Dataset section
** START **
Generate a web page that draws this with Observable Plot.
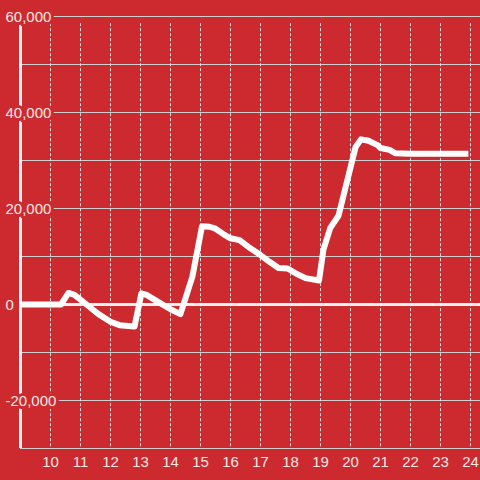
<!DOCTYPE html>
<html>
<head>
<meta charset="utf-8">
<script src="https://cdn.jsdelivr.net/npm/d3@7"></script>
<script src="https://cdn.jsdelivr.net/npm/@observablehq/plot@0.6"></script>
<style>
  html, body { margin: 0; padding: 0; background: #cc2a2f; }
  #chart { width: 480px; height: 480px; }
</style>
</head>
<body>
<div id="chart"></div>
<script>
const xs = [9, 10.35, 10.6, 10.8, 11.2, 11.6, 12.0, 12.3, 12.8, 13.03, 13.2, 13.6, 14.0, 14.33, 14.73, 15.05, 15.3, 15.5, 15.8, 16.0, 16.3, 16.6, 17.0, 17.3, 17.6, 17.9, 18.2, 18.5, 18.95, 19.1, 19.33, 19.6, 20.17, 20.35, 20.6, 20.9, 21.0, 21.3, 21.5, 22.0, 23.0, 23.93];
const ys = [0, 0, 2400, 2000, 0, -2000, -3600, -4300, -4600, 2300, 2000, 500, -1000, -2000, 5800, 16300, 16200, 15800, 14500, 13800, 13400, 12000, 10300, 8900, 7600, 7500, 6400, 5500, 5000, 11500, 16000, 18500, 32800, 34400, 34100, 33200, 32600, 32200, 31500, 31400, 31400, 31400];
const yLabelTicks = [60000, 40000, 20000, 0, -20000];
const yGrid = [-30000, -20000, -10000, 0, 10000, 20000, 30000, 40000, 50000, 60000];
const xTicks = [10, 11, 12, 13, 14, 15, 16, 17, 18, 19, 20, 21, 22, 23, 24];

const data = xs.map((x, i) => ({x, y: ys[i]}));
const bg = "#cc2a2f";
const fmt = d => (d < 0 ? "-" : "") + d3.format(",")(Math.abs(d));

const chart = Plot.plot({
  width: 480,
  height: 480,
  marginTop: 16,
  marginBottom: 32,
  marginLeft: 20,
  marginRight: 0,
  x: {domain: [9, 9 + 460 / 30], axis: null},
  y: {domain: [-30000, 60000], axis: null},
  style: {background: bg, fontFamily: "'Liberation Sans', Arial, sans-serif", fontSize: "15px"},
  marks: [
    Plot.ruleY(yGrid, {stroke: "#cfcfcf", strokeWidth: 1}),
    Plot.ruleX(xTicks, {y1: 58500, y2: -30000, stroke: "#dddddd", strokeWidth: 1, strokeDasharray: "3,2"}),
    Plot.ruleY([0], {stroke: "#f2f2f2", strokeWidth: 3}),
    Plot.ruleX([9], {y1: -30000, y2: 60000, stroke: "#f2f2f2", strokeWidth: 3}),
    Plot.line(data, {x: "x", y: "y", stroke: "#ffffff", strokeWidth: 6, strokeLinejoin: "round", strokeLinecap: "butt"}),
    Plot.text(yLabelTicks, {x: () => 9, y: d => d, text: fmt, textAnchor: "start", dx: -15, dy: 1,
      fill: "#f3e6e6", stroke: bg, strokeWidth: 6, fontSize: 15}),
    Plot.text(xTicks, {x: d => d, y: () => -30000, text: d => String(d), dy: 14, textAnchor: "middle",
      fill: "#f3e6e6", fontSize: 15})
  ]
});
document.getElementById("chart").appendChild(chart);
</script>
</body>
</html>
** END **
What is asked
The listing above needs to be output again exactly. Don't include the pictures.

Correct result
Generate a web page that draws this with Observable Plot.
<!DOCTYPE html>
<html>
<head>
<meta charset="utf-8">
<script src="https://cdn.jsdelivr.net/npm/d3@7"></script>
<script src="https://cdn.jsdelivr.net/npm/@observablehq/plot@0.6"></script>
<style>
  html, body { margin: 0; padding: 0; background: #cc2a2f; }
  #chart { width: 480px; height: 480px; }
</style>
</head>
<body>
<div id="chart"></div>
<script>
const xs = [9, 10.35, 10.6, 10.8, 11.2, 11.6, 12.0, 12.3, 12.8, 13.03, 13.2, 13.6, 14.0, 14.33, 14.73, 15.05, 15.3, 15.5, 15.8, 16.0, 16.3, 16.6, 17.0, 17.3, 17.6, 17.9, 18.2, 18.5, 18.95, 19.1, 19.33, 19.6, 20.17, 20.35, 20.6, 20.9, 21.0, 21.3, 21.5, 22.0, 23.0, 23.93];
const ys = [0, 0, 2400, 2000, 0, -2000, -3600, -4300, -4600, 2300, 2000, 500, -1000, -2000, 5800, 16300, 16200, 15800, 14500, 13800, 13400, 12000, 10300, 8900, 7600, 7500, 6400, 5500, 5000, 11500, 16000, 18500, 32800, 34400, 34100, 33200, 32600, 32200, 31500, 31400, 31400, 31400];
const yLabelTicks = [60000, 40000, 20000, 0, -20000];
const yGrid = [-30000, -20000, -10000, 0, 10000, 20000, 30000, 40000, 50000, 60000];
const xTicks = [10, 11, 12, 13, 14, 15, 16, 17, 18, 19, 20, 21, 22, 23, 24];

const data = xs.map((x, i) => ({x, y: ys[i]}));
const bg = "#cc2a2f";
const fmt = d => (d < 0 ? "-" : "") + d3.format(",")(Math.abs(d));

const chart = Plot.plot({
  width: 480,
  height: 480,
  marginTop: 16,
  marginBottom: 32,
  marginLeft: 20,
  marginRight: 0,
  x: {domain: [9, 9 + 460 / 30], axis: null},
  y: {domain: [-30000, 60000], axis: null},
  style: {background: bg, fontFamily: "'Liberation Sans', Arial, sans-serif", fontSize: "15px"},
  marks: [
    Plot.ruleY(yGrid, {stroke: "#cfcfcf", strokeWidth: 1}),
    Plot.ruleX(xTicks, {y1: 58500, y2: -30000, stroke: "#dddddd", strokeWidth: 1, strokeDasharray: "3,2"}),
    Plot.ruleY([0], {stroke: "#f2f2f2", strokeWidth: 3}),
    Plot.ruleX([9], {y1: -30000, y2: 60000, stroke: "#f2f2f2", strokeWidth: 3}),
    Plot.line(data, {x: "x", y: "y", stroke: "#ffffff", strokeWidth: 6, strokeLinejoin: "round", strokeLinecap: "butt"}),
    Plot.text(yLabelTicks, {x: () => 9, y: d => d, text: fmt, textAnchor: "start", dx: -15, dy: 1,
      fill: "#f3e6e6", stroke: bg, strokeWidth: 6, fontSize: 15}),
    Plot.text(xTicks, {x: d => d, y: () => -30000, text: d => String(d), dy: 14, textAnchor: "middle",
      fill: "#f3e6e6", fontSize: 15})
  ]
});
document.getElementById("chart").appendChild(chart);
</script>
</body>
</html>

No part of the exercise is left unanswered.